▶ **Task goal**:
Retype each line of the material exactly, please, skipping any picture in it.

-- Start Raw data --

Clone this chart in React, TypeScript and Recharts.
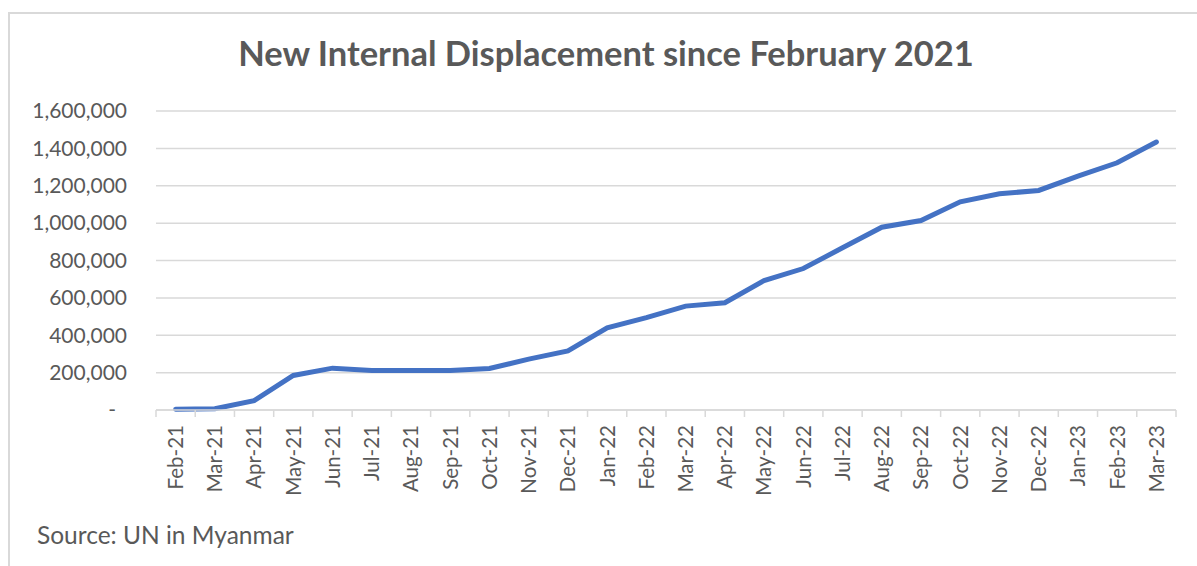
import React from "react";
import { CartesianGrid, Line, LineChart, XAxis, YAxis } from "recharts";

const months = [
  "Feb-21", "Mar-21", "Apr-21", "May-21", "Jun-21", "Jul-21", "Aug-21", "Sep-21", "Oct-21",
  "Nov-21", "Dec-21", "Jan-22", "Feb-22", "Mar-22", "Apr-22", "May-22", "Jun-22", "Jul-22",
  "Aug-22", "Sep-22", "Oct-22", "Nov-22", "Dec-22", "Jan-23", "Feb-23", "Mar-23",
];

const displaced = [
  4000, 7000, 50000, 185000, 224000, 211000, 211000, 212000, 222000,
  272000, 316000, 440000, 494000, 556000, 574000, 693000, 757000, 868000,
  978000, 1014000, 1114000, 1157000, 1175000, 1252000, 1323000, 1434000,
];

const yTicks = [0, 200000, 400000, 600000, 800000, 1000000, 1200000, 1400000, 1600000];

const data = months.map((m, i) => ({ month: m, value: displaced[i] }));

const FONT = "Lato, 'Open Sans', sans-serif";
const TEXT = "#595959";
const GRID = "#d9d9d9";
const BAND = 1020 / months.length;

function MonthTick(props: any) {
  const { x, y, payload, index } = props;
  const half = BAND / 2;
  return (
    <g>
      <line x1={x - half} x2={x - half} y1={y} y2={y + 7} stroke={GRID} strokeWidth={1.5} />
      {index === months.length - 1 && (
        <line x1={x + half} x2={x + half} y1={y} y2={y + 7} stroke={GRID} strokeWidth={1.5} />
      )}
      <text
        x={x}
        y={y + 15}
        dy="0.36em"
        textAnchor="end"
        transform={`rotate(-90, ${x}, ${y + 15})`}
        fill={TEXT}
        fontSize={20.5}
        fontFamily={FONT}
      >
        {payload.value}
      </text>
    </g>
  );
}

function ValueTick(props: any) {
  const { x, y, payload } = props;
  const v = payload.value as number;
  const label = v === 0 ? "-" : v.toLocaleString("en-US");
  return (
    <text
      x={v === 0 ? x - 11 : x}
      y={y}
      dy="0.35em"
      textAnchor="end"
      fill={TEXT}
      fontSize={21}
      fontFamily={FONT}
    >
      {label}
    </text>
  );
}

export default function App() {
  return (
    <div style={{ position: "fixed", left: 0, top: 0, width: 1197, height: 566, background: "#fff", overflow: "hidden" }}>
      <div
        style={{
          position: "absolute",
          left: 8,
          top: 12,
          width: 1300,
          height: 600,
          borderLeft: `2px solid ${GRID}`,
          borderTop: `2px solid ${GRID}`,
        }}
      />
      <div
        style={{
          position: "absolute",
          left: 0,
          width: 1212,
          top: 32,
          textAlign: "center",
          fontFamily: FONT,
          fontWeight: 700,
          fontSize: 34.5,
          color: TEXT,
        }}
      >
        New Internal Displacement since February 2021
      </div>
      <LineChart
        width={1197}
        height={566}
        data={data}
        margin={{ top: 111, right: 21, bottom: 56, left: 56 }}
        style={{ position: "absolute", left: 0, top: 0 }}
      >
        <CartesianGrid vertical={false} stroke={GRID} strokeWidth={1.5} />
        <XAxis
          dataKey="month"
          height={100}
          interval={0}
          padding={{ left: BAND / 2, right: BAND / 2 }}
          axisLine={{ stroke: GRID, strokeWidth: 1.5 }}
          tickLine={false}
          tickSize={0}
          tickMargin={0}
          tick={<MonthTick />}
        />
        <YAxis
          width={100}
          domain={[0, 1600000]}
          ticks={yTicks}
          axisLine={false}
          tickLine={false}
          tickSize={0}
          tickMargin={29}
          tick={<ValueTick />}
        />
        <Line
          type="linear"
          dataKey="value"
          stroke="#4472C4"
          strokeWidth={5}
          strokeLinecap="round"
          dot={false}
          isAnimationActive={false}
        />
      </LineChart>
      <div
        style={{
          position: "absolute",
          left: 37,
          top: 520,
          fontFamily: FONT,
          fontSize: 24.5,
          color: TEXT,
        }}
      >
        Source: UN in Myanmar
      </div>
    </div>
  );
}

-- End Raw data --

▶ **Exercise solution**:
Clone this chart in React, TypeScript and Recharts.
import React from "react";
import { CartesianGrid, Line, LineChart, XAxis, YAxis } from "recharts";

const months = [
  "Feb-21", "Mar-21", "Apr-21", "May-21", "Jun-21", "Jul-21", "Aug-21", "Sep-21", "Oct-21",
  "Nov-21", "Dec-21", "Jan-22", "Feb-22", "Mar-22", "Apr-22", "May-22", "Jun-22", "Jul-22",
  "Aug-22", "Sep-22", "Oct-22", "Nov-22", "Dec-22", "Jan-23", "Feb-23", "Mar-23",
];

const displaced = [
  4000, 7000, 50000, 185000, 224000, 211000, 211000, 212000, 222000,
  272000, 316000, 440000, 494000, 556000, 574000, 693000, 757000, 868000,
  978000, 1014000, 1114000, 1157000, 1175000, 1252000, 1323000, 1434000,
];

const yTicks = [0, 200000, 400000, 600000, 800000, 1000000, 1200000, 1400000, 1600000];

const data = months.map((m, i) => ({ month: m, value: displaced[i] }));

const FONT = "Lato, 'Open Sans', sans-serif";
const TEXT = "#595959";
const GRID = "#d9d9d9";
const BAND = 1020 / months.length;

function MonthTick(props: any) {
  const { x, y, payload, index } = props;
  const half = BAND / 2;
  return (
    <g>
      <line x1={x - half} x2={x - half} y1={y} y2={y + 7} stroke={GRID} strokeWidth={1.5} />
      {index === months.length - 1 && (
        <line x1={x + half} x2={x + half} y1={y} y2={y + 7} stroke={GRID} strokeWidth={1.5} />
      )}
      <text
        x={x}
        y={y + 15}
        dy="0.36em"
        textAnchor="end"
        transform={`rotate(-90, ${x}, ${y + 15})`}
        fill={TEXT}
        fontSize={20.5}
        fontFamily={FONT}
      >
        {payload.value}
      </text>
    </g>
  );
}

function ValueTick(props: any) {
  const { x, y, payload } = props;
  const v = payload.value as number;
  const label = v === 0 ? "-" : v.toLocaleString("en-US");
  return (
    <text
      x={v === 0 ? x - 11 : x}
      y={y}
      dy="0.35em"
      textAnchor="end"
      fill={TEXT}
      fontSize={21}
      fontFamily={FONT}
    >
      {label}
    </text>
  );
}

export default function App() {
  return (
    <div style={{ position: "fixed", left: 0, top: 0, width: 1197, height: 566, background: "#fff", overflow: "hidden" }}>
      <div
        style={{
          position: "absolute",
          left: 8,
          top: 12,
          width: 1300,
          height: 600,
          borderLeft: `2px solid ${GRID}`,
          borderTop: `2px solid ${GRID}`,
        }}
      />
      <div
        style={{
          position: "absolute",
          left: 0,
          width: 1212,
          top: 32,
          textAlign: "center",
          fontFamily: FONT,
          fontWeight: 700,
          fontSize: 34.5,
          color: TEXT,
        }}
      >
        New Internal Displacement since February 2021
      </div>
      <LineChart
        width={1197}
        height={566}
        data={data}
        margin={{ top: 111, right: 21, bottom: 56, left: 56 }}
        style={{ position: "absolute", left: 0, top: 0 }}
      >
        <CartesianGrid vertical={false} stroke={GRID} strokeWidth={1.5} />
        <XAxis
          dataKey="month"
          height={100}
          interval={0}
          padding={{ left: BAND / 2, right: BAND / 2 }}
          axisLine={{ stroke: GRID, strokeWidth: 1.5 }}
          tickLine={false}
          tickSize={0}
          tickMargin={0}
          tick={<MonthTick />}
        />
        <YAxis
          width={100}
          domain={[0, 1600000]}
          ticks={yTicks}
          axisLine={false}
          tickLine={false}
          tickSize={0}
          tickMargin={29}
          tick={<ValueTick />}
        />
        <Line
          type="linear"
          dataKey="value"
          stroke="#4472C4"
          strokeWidth={5}
          strokeLinecap="round"
          dot={false}
          isAnimationActive={false}
        />
      </LineChart>
      <div
        style={{
          position: "absolute",
          left: 37,
          top: 520,
          fontFamily: FONT,
          fontSize: 24.5,
          color: TEXT,
        }}
      >
        Source: UN in Myanmar
      </div>
    </div>
  );
}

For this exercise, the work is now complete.